Using the records provided below, locate and copy each line that contains the word "this".

==== Records

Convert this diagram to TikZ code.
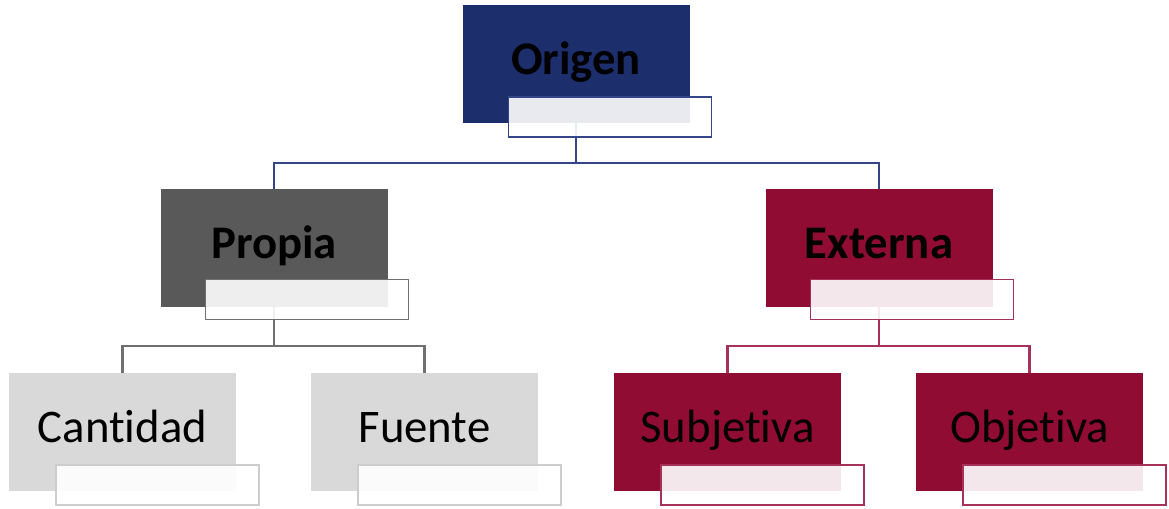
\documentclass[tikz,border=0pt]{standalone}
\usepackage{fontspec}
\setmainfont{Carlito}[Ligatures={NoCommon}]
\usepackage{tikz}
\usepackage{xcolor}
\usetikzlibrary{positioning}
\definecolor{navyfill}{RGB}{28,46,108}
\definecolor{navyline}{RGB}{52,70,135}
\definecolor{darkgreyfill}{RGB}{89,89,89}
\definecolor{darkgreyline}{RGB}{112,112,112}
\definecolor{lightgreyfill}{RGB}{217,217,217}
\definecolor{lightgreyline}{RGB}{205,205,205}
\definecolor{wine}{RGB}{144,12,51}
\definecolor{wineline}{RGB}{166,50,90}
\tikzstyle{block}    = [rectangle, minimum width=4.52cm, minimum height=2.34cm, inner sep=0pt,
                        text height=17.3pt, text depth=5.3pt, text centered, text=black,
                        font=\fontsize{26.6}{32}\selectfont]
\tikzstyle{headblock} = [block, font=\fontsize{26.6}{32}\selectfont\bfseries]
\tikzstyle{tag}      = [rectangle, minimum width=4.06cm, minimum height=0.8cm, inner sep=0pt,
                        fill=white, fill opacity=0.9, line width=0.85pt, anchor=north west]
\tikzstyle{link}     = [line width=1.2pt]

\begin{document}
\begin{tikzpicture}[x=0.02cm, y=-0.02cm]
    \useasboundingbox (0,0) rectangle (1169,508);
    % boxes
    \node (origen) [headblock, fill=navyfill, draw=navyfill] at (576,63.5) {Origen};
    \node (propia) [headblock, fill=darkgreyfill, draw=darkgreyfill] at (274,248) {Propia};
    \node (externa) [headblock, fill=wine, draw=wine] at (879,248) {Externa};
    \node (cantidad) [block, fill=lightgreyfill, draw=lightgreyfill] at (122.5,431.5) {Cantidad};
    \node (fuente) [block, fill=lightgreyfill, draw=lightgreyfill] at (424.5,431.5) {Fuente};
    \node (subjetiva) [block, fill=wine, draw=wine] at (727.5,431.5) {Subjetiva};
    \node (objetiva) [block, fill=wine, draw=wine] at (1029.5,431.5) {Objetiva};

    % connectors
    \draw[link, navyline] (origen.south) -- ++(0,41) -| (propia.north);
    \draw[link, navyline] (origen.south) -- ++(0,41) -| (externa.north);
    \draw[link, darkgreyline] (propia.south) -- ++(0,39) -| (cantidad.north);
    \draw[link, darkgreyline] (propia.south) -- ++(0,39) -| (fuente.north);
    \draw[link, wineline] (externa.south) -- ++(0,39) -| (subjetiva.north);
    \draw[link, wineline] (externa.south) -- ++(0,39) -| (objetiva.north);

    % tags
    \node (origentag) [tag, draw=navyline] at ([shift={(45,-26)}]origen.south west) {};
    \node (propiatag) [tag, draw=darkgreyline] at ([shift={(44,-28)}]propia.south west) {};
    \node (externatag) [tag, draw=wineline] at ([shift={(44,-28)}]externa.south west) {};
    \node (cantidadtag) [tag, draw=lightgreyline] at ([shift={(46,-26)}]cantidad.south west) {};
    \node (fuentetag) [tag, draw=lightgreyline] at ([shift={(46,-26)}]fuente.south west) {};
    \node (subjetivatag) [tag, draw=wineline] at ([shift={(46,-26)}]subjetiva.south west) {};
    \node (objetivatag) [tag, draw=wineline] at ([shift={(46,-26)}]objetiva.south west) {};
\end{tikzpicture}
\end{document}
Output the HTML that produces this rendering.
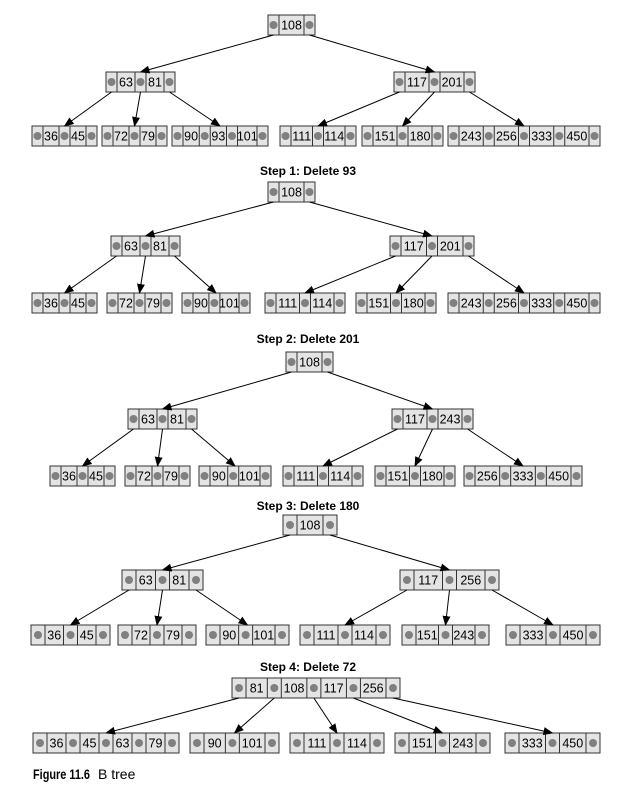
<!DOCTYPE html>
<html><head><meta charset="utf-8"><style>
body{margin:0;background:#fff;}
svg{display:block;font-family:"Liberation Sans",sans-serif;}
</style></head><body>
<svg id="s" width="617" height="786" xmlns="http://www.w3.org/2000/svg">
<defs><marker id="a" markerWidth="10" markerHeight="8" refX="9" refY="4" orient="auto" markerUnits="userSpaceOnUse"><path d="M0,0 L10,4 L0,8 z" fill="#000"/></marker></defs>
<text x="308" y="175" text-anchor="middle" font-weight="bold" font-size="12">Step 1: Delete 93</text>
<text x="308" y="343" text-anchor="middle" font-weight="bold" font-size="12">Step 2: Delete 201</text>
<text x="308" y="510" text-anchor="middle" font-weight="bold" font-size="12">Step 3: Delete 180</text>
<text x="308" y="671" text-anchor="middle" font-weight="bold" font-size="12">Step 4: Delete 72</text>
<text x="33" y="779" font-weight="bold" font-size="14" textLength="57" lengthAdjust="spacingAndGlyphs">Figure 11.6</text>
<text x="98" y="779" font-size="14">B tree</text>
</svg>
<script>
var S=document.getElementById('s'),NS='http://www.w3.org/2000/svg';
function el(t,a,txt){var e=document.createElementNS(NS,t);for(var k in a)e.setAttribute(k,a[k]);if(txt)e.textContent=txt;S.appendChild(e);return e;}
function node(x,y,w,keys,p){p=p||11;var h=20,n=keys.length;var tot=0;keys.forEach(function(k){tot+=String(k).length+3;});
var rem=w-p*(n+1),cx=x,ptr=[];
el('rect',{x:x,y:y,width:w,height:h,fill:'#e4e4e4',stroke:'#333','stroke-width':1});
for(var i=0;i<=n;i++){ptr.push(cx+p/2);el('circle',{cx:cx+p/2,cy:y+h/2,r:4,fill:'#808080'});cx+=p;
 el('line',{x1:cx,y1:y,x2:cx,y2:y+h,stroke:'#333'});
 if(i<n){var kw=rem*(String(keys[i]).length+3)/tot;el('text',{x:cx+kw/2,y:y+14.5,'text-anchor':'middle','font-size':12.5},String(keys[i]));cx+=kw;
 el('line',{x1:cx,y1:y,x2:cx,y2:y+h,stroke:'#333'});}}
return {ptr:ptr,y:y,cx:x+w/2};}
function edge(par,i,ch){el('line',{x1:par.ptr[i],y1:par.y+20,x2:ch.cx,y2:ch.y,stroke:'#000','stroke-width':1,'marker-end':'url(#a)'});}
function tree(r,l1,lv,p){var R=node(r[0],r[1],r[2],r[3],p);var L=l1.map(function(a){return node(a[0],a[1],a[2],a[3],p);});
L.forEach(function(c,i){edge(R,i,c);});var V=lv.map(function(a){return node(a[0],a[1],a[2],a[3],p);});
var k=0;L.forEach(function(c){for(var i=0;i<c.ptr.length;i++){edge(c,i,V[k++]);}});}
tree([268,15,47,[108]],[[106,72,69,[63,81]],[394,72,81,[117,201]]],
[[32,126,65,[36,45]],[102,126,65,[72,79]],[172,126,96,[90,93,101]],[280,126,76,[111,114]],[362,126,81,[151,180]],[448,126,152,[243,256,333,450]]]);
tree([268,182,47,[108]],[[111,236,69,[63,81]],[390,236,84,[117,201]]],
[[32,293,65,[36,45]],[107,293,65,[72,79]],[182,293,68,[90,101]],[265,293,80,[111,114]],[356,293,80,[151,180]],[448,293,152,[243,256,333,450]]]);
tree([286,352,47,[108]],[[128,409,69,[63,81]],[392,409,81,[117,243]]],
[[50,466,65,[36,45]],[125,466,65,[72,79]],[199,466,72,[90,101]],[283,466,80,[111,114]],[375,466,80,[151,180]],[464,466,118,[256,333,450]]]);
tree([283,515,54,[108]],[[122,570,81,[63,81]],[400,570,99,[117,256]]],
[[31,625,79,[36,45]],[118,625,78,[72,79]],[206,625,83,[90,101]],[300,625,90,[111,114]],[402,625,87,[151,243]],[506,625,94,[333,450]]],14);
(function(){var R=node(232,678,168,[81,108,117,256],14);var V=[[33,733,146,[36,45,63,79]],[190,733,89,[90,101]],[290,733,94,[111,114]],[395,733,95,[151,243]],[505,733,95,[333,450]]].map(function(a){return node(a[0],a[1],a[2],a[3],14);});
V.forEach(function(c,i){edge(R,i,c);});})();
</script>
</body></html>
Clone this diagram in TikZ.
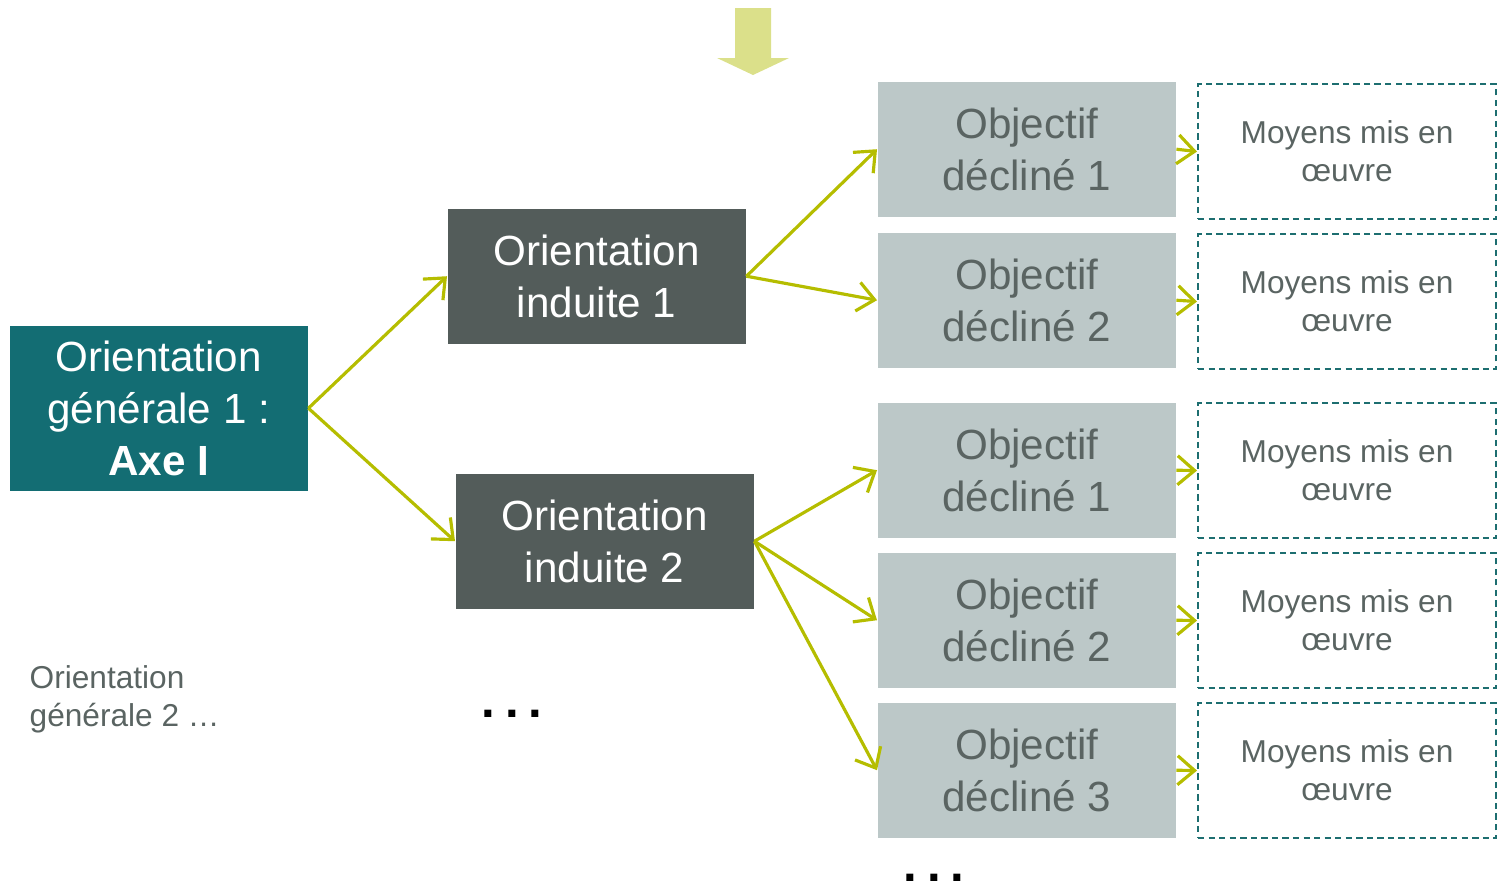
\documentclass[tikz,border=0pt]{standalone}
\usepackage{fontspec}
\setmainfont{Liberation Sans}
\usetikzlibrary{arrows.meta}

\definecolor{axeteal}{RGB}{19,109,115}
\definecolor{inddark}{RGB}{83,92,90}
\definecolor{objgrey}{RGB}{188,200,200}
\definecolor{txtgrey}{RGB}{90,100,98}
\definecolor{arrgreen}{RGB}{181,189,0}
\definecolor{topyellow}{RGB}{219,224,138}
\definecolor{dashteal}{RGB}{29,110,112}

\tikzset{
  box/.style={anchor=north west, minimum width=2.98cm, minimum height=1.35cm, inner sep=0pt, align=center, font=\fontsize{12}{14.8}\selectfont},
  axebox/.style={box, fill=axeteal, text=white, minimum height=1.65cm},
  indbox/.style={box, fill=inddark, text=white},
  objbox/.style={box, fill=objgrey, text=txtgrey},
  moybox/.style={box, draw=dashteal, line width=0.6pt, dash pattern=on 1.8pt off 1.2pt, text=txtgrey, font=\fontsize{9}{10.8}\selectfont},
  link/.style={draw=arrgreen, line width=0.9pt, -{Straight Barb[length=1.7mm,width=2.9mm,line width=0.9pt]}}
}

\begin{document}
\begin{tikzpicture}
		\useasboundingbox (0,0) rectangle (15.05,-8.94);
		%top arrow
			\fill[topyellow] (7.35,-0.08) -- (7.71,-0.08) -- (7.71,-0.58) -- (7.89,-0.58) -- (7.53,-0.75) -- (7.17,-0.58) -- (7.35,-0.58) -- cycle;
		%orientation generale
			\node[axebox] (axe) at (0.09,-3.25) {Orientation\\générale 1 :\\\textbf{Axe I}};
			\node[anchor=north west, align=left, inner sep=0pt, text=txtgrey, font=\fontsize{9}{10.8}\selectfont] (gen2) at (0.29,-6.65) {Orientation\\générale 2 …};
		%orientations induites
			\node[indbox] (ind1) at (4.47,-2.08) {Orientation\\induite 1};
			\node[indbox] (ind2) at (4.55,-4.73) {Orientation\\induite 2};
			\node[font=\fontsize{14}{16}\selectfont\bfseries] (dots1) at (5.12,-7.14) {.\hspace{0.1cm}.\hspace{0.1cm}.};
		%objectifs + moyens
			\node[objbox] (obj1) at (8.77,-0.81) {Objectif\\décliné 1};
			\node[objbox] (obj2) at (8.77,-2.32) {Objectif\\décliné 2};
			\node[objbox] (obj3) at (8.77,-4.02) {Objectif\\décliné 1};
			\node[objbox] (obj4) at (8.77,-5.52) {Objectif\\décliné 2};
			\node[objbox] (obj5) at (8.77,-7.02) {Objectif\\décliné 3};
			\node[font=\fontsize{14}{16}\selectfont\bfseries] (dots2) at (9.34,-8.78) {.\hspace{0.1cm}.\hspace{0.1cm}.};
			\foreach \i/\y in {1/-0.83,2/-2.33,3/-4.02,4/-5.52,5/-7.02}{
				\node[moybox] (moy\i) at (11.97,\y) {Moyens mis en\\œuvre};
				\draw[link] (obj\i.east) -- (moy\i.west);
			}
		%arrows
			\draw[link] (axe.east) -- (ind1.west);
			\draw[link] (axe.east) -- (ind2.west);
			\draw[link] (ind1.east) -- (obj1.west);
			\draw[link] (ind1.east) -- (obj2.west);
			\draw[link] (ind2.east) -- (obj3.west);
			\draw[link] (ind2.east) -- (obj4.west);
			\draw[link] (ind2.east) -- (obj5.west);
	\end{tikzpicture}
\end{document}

========

§ **Answer to the task**
Convert this diagram to TikZ code.
Output the HTML that produces this rendering.
Clone this diagram in TikZ.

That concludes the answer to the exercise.